When CFH is more useful than CFM
CFM is common in fan specifications because it shows minute-by-minute flow. CFH becomes more useful when discussing total hourly air movement, ventilation targets over time, gas consumption patterns, or room air replacement goals. If a compliance document, process log, or ventilation analysis is written on an hourly basis, CFH aligns better with the reporting period.
Practical example: converting a classroom ventilation target
Suppose a classroom measures 30 feet by 25 feet by 10 feet. The room volume is:
30 × 25 × 10 = 7,500 ft³
If the desired ventilation target is 4 ACH, then the required flow is:
7,500 × 4 = 30,000 CFH
To express this in CFM, divide by 60:
30,000 ÷ 60 = 500 CFM
This illustrates how CFH, ACH, and CFM are closely linked. Once you understand one, you can move easily among all three.
Practical example: duct opening and measured velocity
Assume a rectangular opening is 24 inches by 18 inches. The area is 432 square inches. Convert to square feet:
432 ÷ 144 = 3.0 ft²
If average measured air speed is 900 feet per minute, then:
CFM = 3.0 × 900 = 2,700 CFM
CFH = 2,700 × 60 = 162,000 CFH
This approach is common in balancing and troubleshooting airflow systems.

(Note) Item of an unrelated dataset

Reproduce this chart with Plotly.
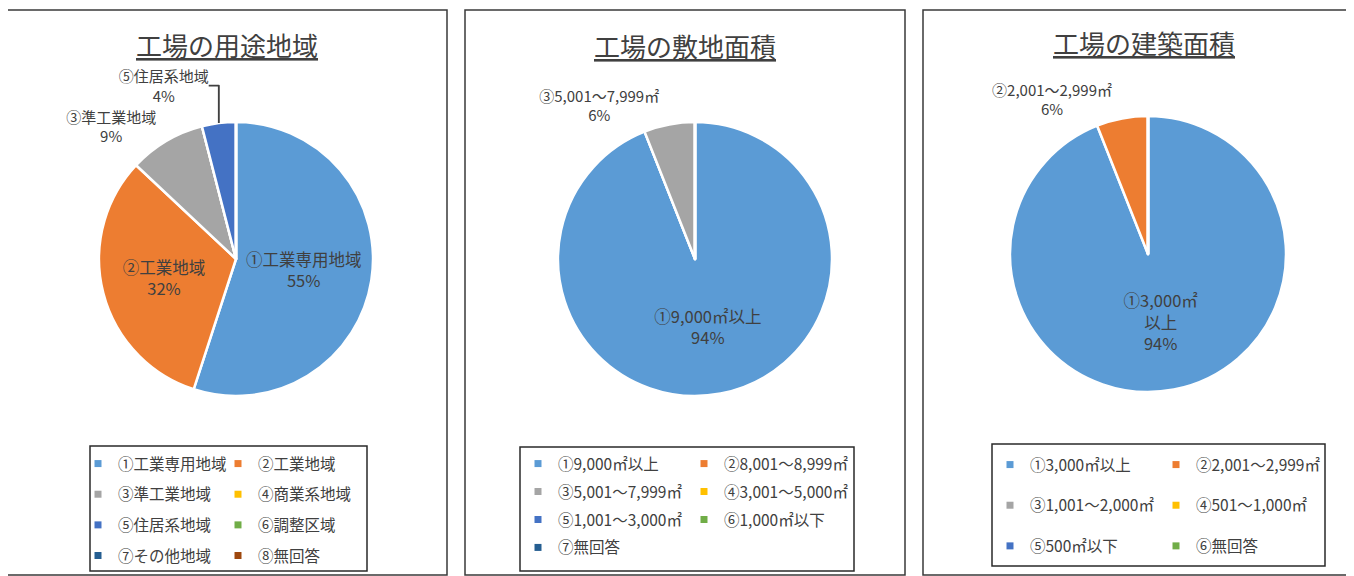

Authoritative sources for ventilation and airflow context
- U.S. EPA: Introduction to Indoor Air Quality
- U.S. Department of Energy: Heating and Cooling
- Cornell University: Indoor Air Quality Guidance
Final takeaway
If you want to know how to calculate cubic feet per hour, the answer depends on what data you already have. If you know CFM, multiply by 60. If you know area and velocity, convert the dimensions and speed into compatible units, then multiply by the number of seconds in an hour. If you know room volume and ACH, multiply them directly. The key is to keep the units consistent and choose the formula that matches the real measurement method. Once you do that, CFH becomes a powerful way to compare airflow, judge ventilation performance, and make informed equipment decisions.